Halten also im fortgesetzten Verfahren die Kläger daran fest, dass als Ausschließungsgrund auch Beitragsrückstände herangezogen werden, hinsichtlich derer ihnen eine Aktivlegitimation (für ein Zahlungsbegehren) nicht zukommt, wird sich eine Beschlussfassung nach § 22 Abs 1 Z 1 WEG nicht umgehen lassen.

Es hat daher bei der vom Berufungsgericht verfügten Aufhebung des erstinstanzlichen Urteils zu bleiben.
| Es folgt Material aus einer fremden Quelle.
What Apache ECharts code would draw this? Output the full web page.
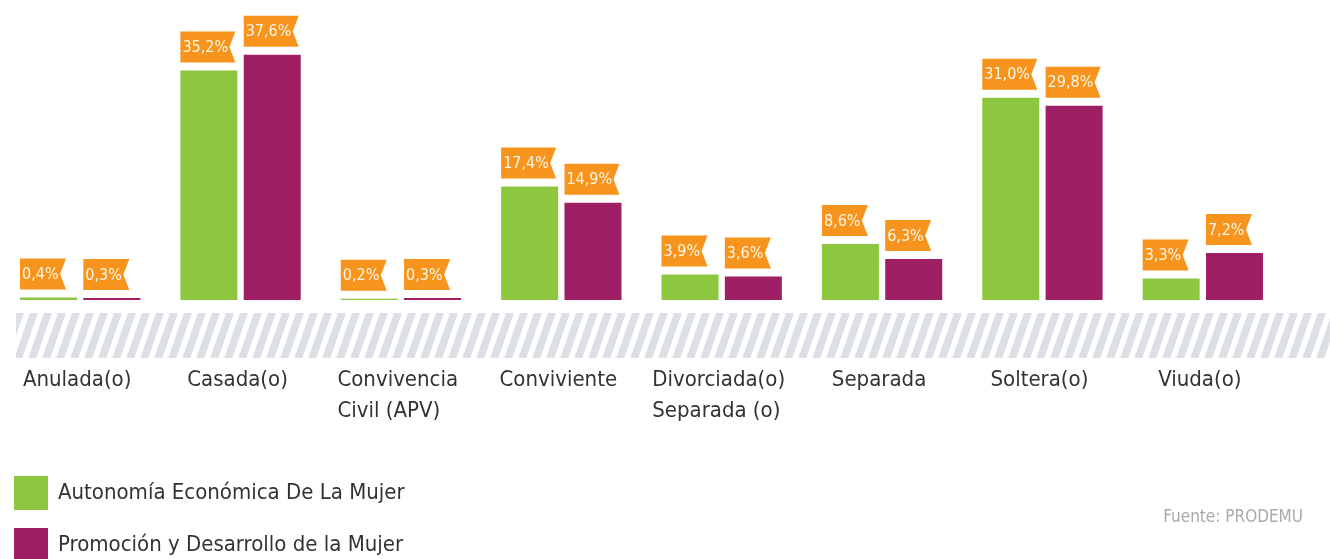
<!DOCTYPE html>
<html>
<head>
<meta charset="utf-8">
<script src="https://cdn.jsdelivr.net/npm/echarts@6/dist/echarts.min.js"></script>
<style>html,body{margin:0;padding:0;background:#fff}#c{width:1330px;height:559px}</style>
</head>
<body>
<div id="c"></div>
<script>
var categories = ['Anulada(o)', 'Casada(o)', 'Convivencia\nCivil (APV)', 'Conviviente', 'Divorciada(o)\nSeparada (o)', 'Separada', 'Soltera(o)', 'Viuda(o)'];
var seriesNames = ['Autonomía Económica De La Mujer', 'Promoción y Desarrollo de la Mujer'];
var autonomia = [0.4, 35.2, 0.2, 17.4, 3.9, 8.6, 31.0, 3.3];
var promocion = [0.3, 37.6, 0.3, 14.9, 3.6, 6.3, 29.8, 7.2];
var sourceText = 'Fuente: PRODEMU';

var FONT = "'Liberation Sans Narrow', 'Arial Narrow', 'DejaVu Sans Condensed', sans-serif";
var GREEN = '#8DC63F', PURPLE = '#9E1F63', ORANGE = '#F7941D';
var BAR_W = 57, GAP = 6.3, AX_FS = 22;

var measureCtx = document.createElement('canvas').getContext('2d');
function textW(t, size) { measureCtx.font = size + 'px ' + FONT; return measureCtx.measureText(t).width; }
function fmt(v) { return v.toFixed(1).replace('.', ',') + '%'; }

// stripe pattern
var pat = document.createElement('canvas');
pat.width = 14; pat.height = 40;
(function () {
  var g = pat.getContext('2d');
  g.fillStyle = '#ffffff'; g.fillRect(0, 0, 14, 40);
  g.fillStyle = '#dcdfe3';
  for (var k = -1; k <= 1; k++) {
    var o = k * 14;
    g.beginPath();
    g.moveTo(o + 0, 40); g.lineTo(o + 8, 40); g.lineTo(o + 22, 0); g.lineTo(o + 14, 0);
    g.closePath(); g.fill();
  }
})();

// left-aligned lines inside centered multi-line category labels
var rich = {};
var richKeys = {};
categories.forEach(function (c, i) {
  if (c.indexOf('\n') < 0) return;
  var w = Math.max.apply(null, c.split('\n').map(function (l) { return textW(l, AX_FS); }));
  rich['m' + i] = { width: Math.ceil(w), align: 'left', fontFamily: FONT, fontSize: AX_FS, lineHeight: 31, color: '#333' };
  richKeys[c] = 'm' + i;
});

var labelData = [];
autonomia.forEach(function (v, i) { labelData.push([i, v, 0]); });
promocion.forEach(function (v, i) { labelData.push([i, v, 1]); });

var chart = echarts.init(document.getElementById('c'), null, { renderer: 'canvas' });
chart.setOption({
  animation: false,
  backgroundColor: '#fff',
  title: {
    text: sourceText, right: 22, top: 504,
    textStyle: { fontFamily: FONT, fontSize: 17, fontWeight: 'normal', color: '#aaaaaa' }
  },
  legend: {
    data: seriesNames, orient: 'vertical', left: 9, top: 471, height: 200, itemGap: 18,
    itemWidth: 34, itemHeight: 34, icon: 'rect',
    textStyle: { fontFamily: FONT, fontSize: AX_FS, color: '#333', padding: [0, 0, 0, 5] }
  },
  grid: { left: -3, right: 47, top: 0, bottom: 259, containLabel: false },
  xAxis: {
    type: 'category', data: categories,
    axisLine: { show: false }, axisTick: { show: false },
    axisLabel: {
      interval: 0, margin: 65, color: '#333', fontFamily: FONT, fontSize: AX_FS, lineHeight: 31,
      padding: [0, 6, 0, 0],
      formatter: function (v) {
        var key = richKeys[v];
        if (!key) return v;
        return v.split('\n').map(function (l) { return '{' + key + '|' + l + '}'; }).join('\n');
      },
      rich: rich
    }
  },
  yAxis: { type: 'value', min: 0, max: 46, show: false, splitLine: { show: false } },
  graphic: [{
    type: 'rect', left: 16, top: 313, z: -1,
    shape: { width: 1314, height: 45 },
    style: { fill: { image: pat, repeat: 'repeat' } }
  }],
  series: [
    { name: seriesNames[0], type: 'bar', data: autonomia, barWidth: BAR_W, barGap: (GAP / BAR_W * 100).toFixed(1) + '%', itemStyle: { color: GREEN } },
    { name: seriesNames[1], type: 'bar', data: promocion, barWidth: BAR_W, itemStyle: { color: PURPLE } },
    {
      type: 'custom', data: labelData, clip: false, z: 5, silent: true,
      encode: { x: 0, y: 1 },
      renderItem: function (params, api) {
        var ci = api.value(0), v = api.value(1), s = api.value(2);
        var p = api.coord([ci, v]);
        var left = p[0] - (BAR_W * 2 + GAP) / 2 + s * (BAR_W + GAP);
        var txt = fmt(v);
        var w = Math.round(textW(txt, 16) + 9), h = 31, notch = 6;
        var bottom = p[1] - 8, top = bottom - h;
        return {
          type: 'group',
          children: [{
            type: 'polygon',
            shape: { points: [[left, top], [left + w, top], [left + w - notch, top + h / 2], [left + w, bottom], [left, bottom]] },
            style: { fill: ORANGE }
          }, {
            type: 'text',
            style: { text: txt, x: left + 2, y: top + h / 2 + 1, verticalAlign: 'middle', align: 'left', fill: '#FFF7E6', font: '16px ' + FONT }
          }]
        };
      }
    }
  ]
});
</script>
</body>
</html>
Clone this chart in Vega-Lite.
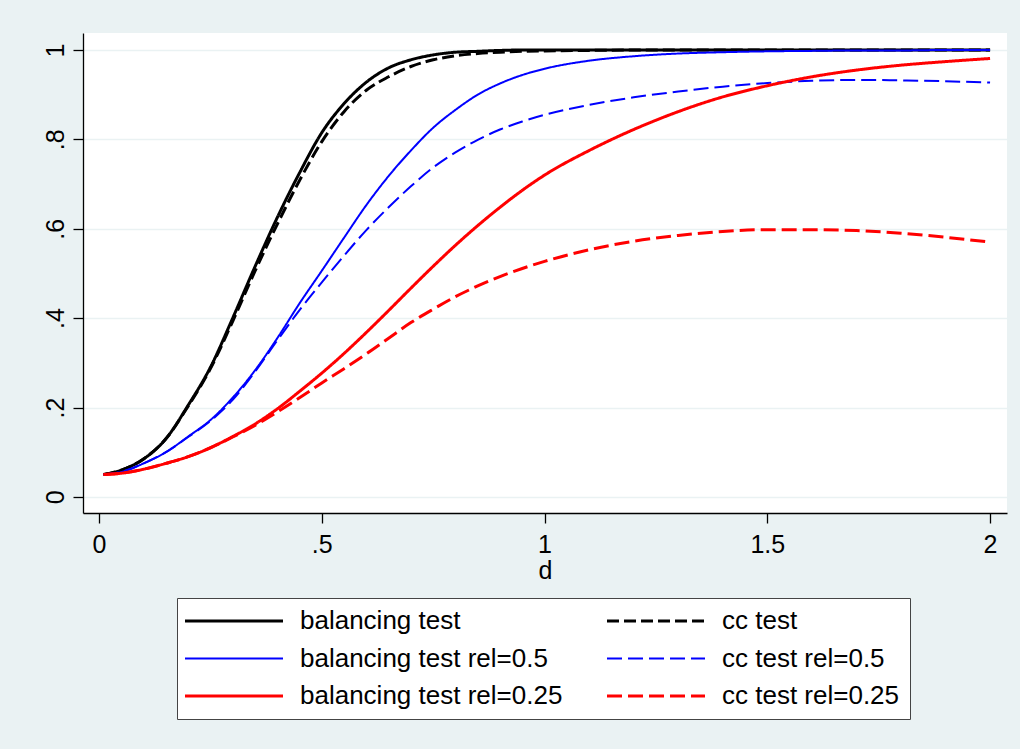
{
  "$schema": "https://vega.github.io/schema/vega-lite/v6.json",
  "width": 924,
  "height": 480,
  "autosize": {"type": "none"},
  "padding": {"left": 83, "top": 33, "right": 13, "bottom": 236},
  "background": "#EAF2F3",
  "config": {
    "view": {"fill": "white", "stroke": null},
    "font": "Liberation Sans",
    "axis": {
      "domainColor": "black", "domainWidth": 1.3,
      "tickColor": "black", "tickWidth": 1.3, "tickSize": 10,
      "labelFont": "Liberation Sans", "labelFontSize": 25, "labelColor": "black",
      "titleFont": "Liberation Sans", "titleFontSize": 25, "titleColor": "black", "titleFontWeight": "normal",
      "gridColor": "#EAF2F3", "gridWidth": 1.6
    }
  },
  "data": {
    "values": [
      {"d": 0.01, "bal": 0.05, "cc": 0.05, "bal05": 0.05, "cc05": 0.05, "bal025": 0.05, "cc025": 0.05},
      {"d": 0.05, "bal": 0.06, "cc": 0.06, "bal05": 0.056, "cc05": 0.056, "bal025": 0.053, "cc025": 0.053},
      {"d": 0.1, "bal": 0.085, "cc": 0.085, "bal05": 0.075, "cc05": 0.075, "bal025": 0.062, "cc025": 0.062},
      {"d": 0.15, "bal": 0.13, "cc": 0.13, "bal05": 0.1, "cc05": 0.1, "bal025": 0.075, "cc025": 0.075},
      {"d": 0.2, "bal": 0.205, "cc": 0.203, "bal05": 0.135, "cc05": 0.134, "bal025": 0.09, "cc025": 0.09},
      {"d": 0.25, "bal": 0.29, "cc": 0.287, "bal05": 0.172, "cc05": 0.17, "bal025": 0.11, "cc025": 0.11},
      {"d": 0.3, "bal": 0.4, "cc": 0.393, "bal05": 0.222, "cc05": 0.217, "bal025": 0.135, "cc025": 0.134},
      {"d": 0.35, "bal": 0.515, "cc": 0.505, "bal05": 0.283, "cc05": 0.28, "bal025": 0.163, "cc025": 0.16},
      {"d": 0.4, "bal": 0.625, "cc": 0.61, "bal05": 0.355, "cc05": 0.35, "bal025": 0.197, "cc025": 0.19},
      {"d": 0.45, "bal": 0.725, "cc": 0.708, "bal05": 0.433, "cc05": 0.418, "bal025": 0.236, "cc025": 0.222},
      {"d": 0.5, "bal": 0.815, "cc": 0.795, "bal05": 0.506, "cc05": 0.48, "bal025": 0.277, "cc025": 0.255},
      {"d": 0.55, "bal": 0.88, "cc": 0.862, "bal05": 0.58, "cc05": 0.54, "bal025": 0.321, "cc025": 0.287},
      {"d": 0.6, "bal": 0.928, "cc": 0.91, "bal05": 0.653, "cc05": 0.597, "bal025": 0.368, "cc025": 0.32},
      {"d": 0.65, "bal": 0.96, "cc": 0.94, "bal05": 0.718, "cc05": 0.648, "bal025": 0.417, "cc025": 0.355},
      {"d": 0.7, "bal": 0.978, "cc": 0.963, "bal05": 0.775, "cc05": 0.695, "bal025": 0.467, "cc025": 0.39},
      {"d": 0.75, "bal": 0.989, "cc": 0.978, "bal05": 0.826, "cc05": 0.737, "bal025": 0.516, "cc025": 0.42},
      {"d": 0.8, "bal": 0.995, "cc": 0.987, "bal05": 0.866, "cc05": 0.771, "bal025": 0.563, "cc025": 0.448},
      {"d": 0.85, "bal": 0.997, "cc": 0.992, "bal05": 0.9, "cc05": 0.799, "bal025": 0.607, "cc025": 0.472},
      {"d": 0.9, "bal": 0.999, "cc": 0.995, "bal05": 0.925, "cc05": 0.822, "bal025": 0.648, "cc025": 0.493},
      {"d": 0.95, "bal": 1, "cc": 0.997, "bal05": 0.944, "cc05": 0.84, "bal025": 0.686, "cc025": 0.511},
      {"d": 1.0, "bal": 1, "cc": 0.998, "bal05": 0.958, "cc05": 0.855, "bal025": 0.72, "cc025": 0.527},
      {"d": 1.1, "bal": 1, "cc": 0.999, "bal05": 0.976, "cc05": 0.877, "bal025": 0.775, "cc025": 0.553},
      {"d": 1.2, "bal": 1, "cc": 1, "bal05": 0.986, "cc05": 0.894, "bal025": 0.822, "cc025": 0.572},
      {"d": 1.3, "bal": 1, "cc": 1, "bal05": 0.992, "cc05": 0.907, "bal025": 0.862, "cc025": 0.585},
      {"d": 1.4, "bal": 1, "cc": 1, "bal05": 0.995, "cc05": 0.918, "bal025": 0.895, "cc025": 0.594},
      {"d": 1.5, "bal": 1, "cc": 1, "bal05": 0.997, "cc05": 0.926, "bal025": 0.92, "cc025": 0.598},
      {"d": 1.6, "bal": 1, "cc": 1, "bal05": 0.998, "cc05": 0.931, "bal025": 0.94, "cc025": 0.598},
      {"d": 1.7, "bal": 1, "cc": 1, "bal05": 0.999, "cc05": 0.933, "bal025": 0.955, "cc025": 0.596},
      {"d": 1.8, "bal": 1, "cc": 1, "bal05": 0.999, "cc05": 0.932, "bal025": 0.966, "cc025": 0.59},
      {"d": 1.9, "bal": 1, "cc": 1, "bal05": 1, "cc05": 0.93, "bal025": 0.974, "cc025": 0.581},
      {"d": 2.0, "bal": 1, "cc": 1, "bal05": 1, "cc05": 0.927, "bal025": 0.981, "cc025": 0.57}
    ]
  },
  "transform": [
    {"fold": ["bal", "cc", "bal05", "cc05", "bal025", "cc025"], "as": ["series", "power"]}
  ],
  "mark": {"type": "line", "interpolate": "monotone"},
  "encoding": {
    "x": {
      "field": "d", "type": "quantitative",
      "scale": {"domain": [-0.036, 2.038], "nice": false, "zero": false},
      "axis": {
        "values": [0, 0.5, 1, 1.5, 2], "grid": false, "title": "d",
        "labelPadding": 9, "titlePadding": 1,
        "labelExpr": "datum.value == 0.5 ? '.5' : '' + datum.value"
      }
    },
    "y": {
      "field": "power", "type": "quantitative",
      "scale": {"domain": [-0.036, 1.038], "nice": false, "zero": false},
      "axis": {
        "values": [0, 0.2, 0.4, 0.6, 0.8, 1], "grid": true, "title": null,
        "labelAngle": 270, "labelAlign": "center", "labelBaseline": "bottom", "labelPadding": 5,
        "labelExpr": "datum.value == 0 ? '0' : datum.value == 1 ? '1' : replace('' + datum.value, '0.', '.')"
      }
    },
    "color": {
      "field": "series", "type": "nominal",
      "scale": {
        "domain": ["bal", "bal05", "bal025", "cc", "cc05", "cc025"],
        "range": ["#000000", "#0000FF", "#FF0000", "#000000", "#0000FF", "#FF0000"]
      },
      "legend": {
        "title": null, "orient": "none", "legendX": 94, "legendY": 565,
        "columns": 2, "columnPadding": 38, "rowPadding": 11.5, "padding": 10,
        "symbolType": "M-1.5,0H8.3", "symbolSize": 400, "labelOffset": 87,
        "labelFont": "Liberation Sans", "labelFontSize": 26, "labelColor": "black", "labelLimit": 400,
        "fillColor": "white", "strokeColor": "#444444",
        "labelExpr": "datum.label == 'bal' ? 'balancing test' : datum.label == 'cc' ? 'cc test' : datum.label == 'bal05' ? 'balancing test rel=0.5' : datum.label == 'cc05' ? 'cc test rel=0.5' : datum.label == 'bal025' ? 'balancing test rel=0.25' : 'cc test rel=0.25'"
      }
    },
    "strokeDash": {
      "field": "series", "type": "nominal",
      "scale": {
        "domain": ["bal", "bal05", "bal025", "cc", "cc05", "cc025"],
        "range": [[1, 0], [1, 0], [1, 0], [12, 5], [15, 6], [15, 6]]
      }
    },
    "strokeWidth": {
      "field": "series", "type": "ordinal",
      "scale": {
        "type": "ordinal",
        "domain": ["bal", "bal05", "bal025", "cc", "cc05", "cc025"],
        "range": [3, 2, 3, 3, 2, 3]
      }
    }
  }
}
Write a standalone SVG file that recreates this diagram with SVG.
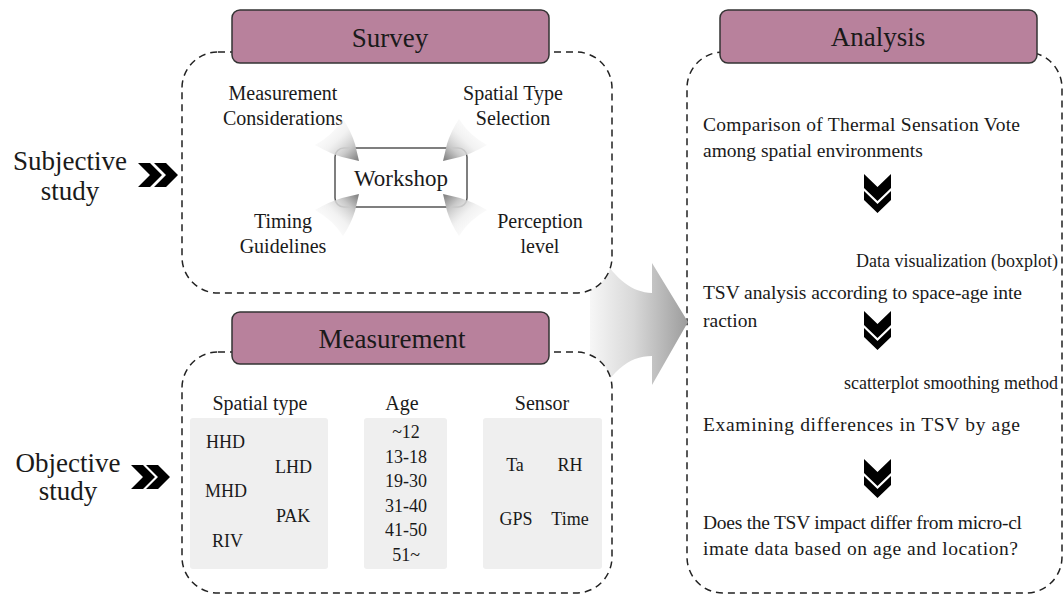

Die Kostenentscheidung gründet sich auf § 52 ZPO.

Rechtssätze
8
  • RS0109647OGH Rechtssatz

    19. Dezember 2023·3 Entscheidungen

    Werden vom Verwalter im Rahmen der ordentlichen Verwaltung zulässige Vorschreibungen erstellt, stellen die darauf geleisteten Akontozahlungen der einzelnen Miteigentümer die wichtigsten Mittel zur Abdeckung der Forderungen dar, die sich aus den in § 17 Abs 1 Z 2 genannten Verwaltungshandlungen ergeben. Mit der Jahresabrechnung, die erst im nachhinein erstellt und gelegt wird (§ 17 Abs 1 Z 1 WEG), erfolgt lediglich eine Anpassung (Nachforderung oder Rückzahlung) der vorgeschossenen Beträge an die tatsächlichen Auslagen. Würde man Aufrechnungen einzelner Miteigentümer, sei es auch mit Guthaben aus Vorperioden, deren Berechtigung in der Regel nicht unstrittig ist und oft erst nach Abführung eines Rechtsstreits geklärt werden kann, gegen die Akontovorschreibungen zulassen, könnte dies zu einer empfindlichen Einschränkung der für die Abdeckung laufender Verbindlichkeiten notwendigen Liquidität der Wohnungseigentümergemeinschaft führen. Es entspricht daher dem Zweck des Wohnungseigentumsvertrages, einen schlüssigen Verzicht der Wohnungseigentümer darauf anzunehmen, gegen Akontovorschreibungen zur Abdeckung der § 17 Abs 1 Z 2 WEG genannten Ausgaben mit eigenen Ansprüchen gegenüber der Wohnungseigentümergemeinschaft aufzurechnen, möge es sich dabei auch um Ansprüche auf Grund von Guthaben aus früheren Abrechnungsperioden oder um Ansprüche handeln, die in § 1035 oder § 1042 ABGB ihren Entstehungsgrund haben.